___ MATERIAL

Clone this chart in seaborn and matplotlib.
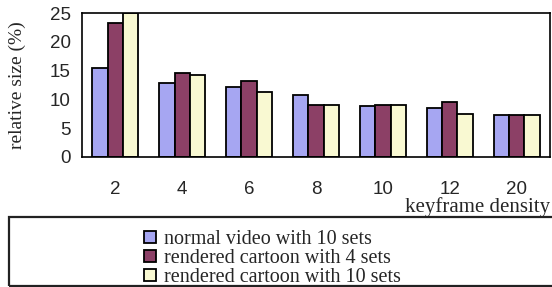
import matplotlib
matplotlib.use("Agg")
import matplotlib.pyplot as plt
import matplotlib.patches as mpatches
import seaborn as sns
import pandas as pd
import numpy as np

categories = ["2", "4", "6", "8", "10", "12", "20"]
series_names = ["normal video with 10 sets",
                "rendered cartoon with 4 sets",
                "rendered cartoon with 10 sets"]
normal_video_10 = [15.5, 12.9, 12.1, 10.8, 8.8, 8.5, 7.3]
cartoon_4 = [23.3, 14.6, 13.2, 9.1, 9.1, 9.5, 7.3]
cartoon_10 = [25.0, 14.2, 11.2, 9.1, 9.1, 7.4, 7.3]
colors = ["#9999FF", "#993366", "#FFFFCC"]
yticks = [0, 5, 10, 15, 20, 25]

rows = []
for name, vals in zip(series_names, [normal_video_10, cartoon_4, cartoon_10]):
    for c, v in zip(categories, vals):
        rows.append({"density": c, "size": v, "series": name})
df = pd.DataFrame(rows)

sns.set_style("white")
plt.rcParams["font.family"] = ["Liberation Sans", "DejaVu Sans"]

fig = plt.figure(figsize=(5.52, 2.87), dpi=100)
ax = fig.add_axes([82/552, 1-157/287, (550-82)/552, (157-13)/287])

sns.barplot(data=df, x="density", y="size", hue="series", order=categories,
            hue_order=series_names, palette=colors, edgecolor="black",
            linewidth=1.3, width=0.69, gap=0, ax=ax, legend=True)

ax.set_ylim(0, 25)
ax.set_xlim(-0.5, len(categories) - 0.5)
ax.set_yticks(yticks)
ax.set_yticklabels([str(t) for t in yticks], fontsize=13.5)
ax.set_xticks(range(len(categories)))
ax.set_xticklabels(categories, fontsize=13.5)
ax.tick_params(axis="x", which="major", length=0, pad=17)
ax.set_xticks(np.arange(-0.5, len(categories)), minor=True)
ax.tick_params(axis="x", which="minor", length=5, width=1.2, direction="out", color="black")
ax.tick_params(axis="y", length=5, width=1.2, direction="out", color="black", pad=3)
for s in ax.spines.values():
    s.set_visible(True)
    s.set_color("black")
    s.set_linewidth(1.2)
ax.grid(False)

ax.set_ylabel("relative size (%)", fontsize=14, family=["Liberation Serif"])
ax.yaxis.set_label_coords(-(82-26)/468, 0.5)
ax.set_xlabel("keyframe density", fontsize=15, family=["Liberation Serif"], ha="right")
ax.xaxis.set_label_coords(1.0, -(197-157)/144)

handles, labels = ax.get_legend_handles_labels()
ax.get_legend().remove()
leg = fig.legend(handles, labels, loc="upper left",
                 bbox_to_anchor=(144/552, 1-230/287), frameon=False,
                 prop={"family": "Liberation Serif", "size": 14.5},
                 handlelength=0.6, handleheight=0.6, handletextpad=0.4,
                 labelspacing=0.0, borderpad=0, borderaxespad=0)

frame = mpatches.Rectangle((9/552, 1-286/287), 0.99, (286-217)/287,
                           transform=fig.transFigure, fill=False,
                           edgecolor="#222222", linewidth=1.6, clip_on=False)
fig.add_artist(frame)

fig.savefig("out.png", dpi=100)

______

__PROBLEM DESCRIPTION__: Write out again exactly the lines from the start of the data above through the line containing "1-157/287, (550-82)/552, (157-13)/287])", inclusive, excluding any pictures.

__WRITTEN RESPONSE__:
Clone this chart in seaborn and matplotlib.
import matplotlib
matplotlib.use("Agg")
import matplotlib.pyplot as plt
import matplotlib.patches as mpatches
import seaborn as sns
import pandas as pd
import numpy as np

categories = ["2", "4", "6", "8", "10", "12", "20"]
series_names = ["normal video with 10 sets",
                "rendered cartoon with 4 sets",
                "rendered cartoon with 10 sets"]
normal_video_10 = [15.5, 12.9, 12.1, 10.8, 8.8, 8.5, 7.3]
cartoon_4 = [23.3, 14.6, 13.2, 9.1, 9.1, 9.5, 7.3]
cartoon_10 = [25.0, 14.2, 11.2, 9.1, 9.1, 7.4, 7.3]
colors = ["#9999FF", "#993366", "#FFFFCC"]
yticks = [0, 5, 10, 15, 20, 25]

rows = []
for name, vals in zip(series_names, [normal_video_10, cartoon_4, cartoon_10]):
    for c, v in zip(categories, vals):
        rows.append({"density": c, "size": v, "series": name})
df = pd.DataFrame(rows)

sns.set_style("white")
plt.rcParams["font.family"] = ["Liberation Sans", "DejaVu Sans"]

fig = plt.figure(figsize=(5.52, 2.87), dpi=100)
ax = fig.add_axes([82/552, 1-157/287, (550-82)/552, (157-13)/287])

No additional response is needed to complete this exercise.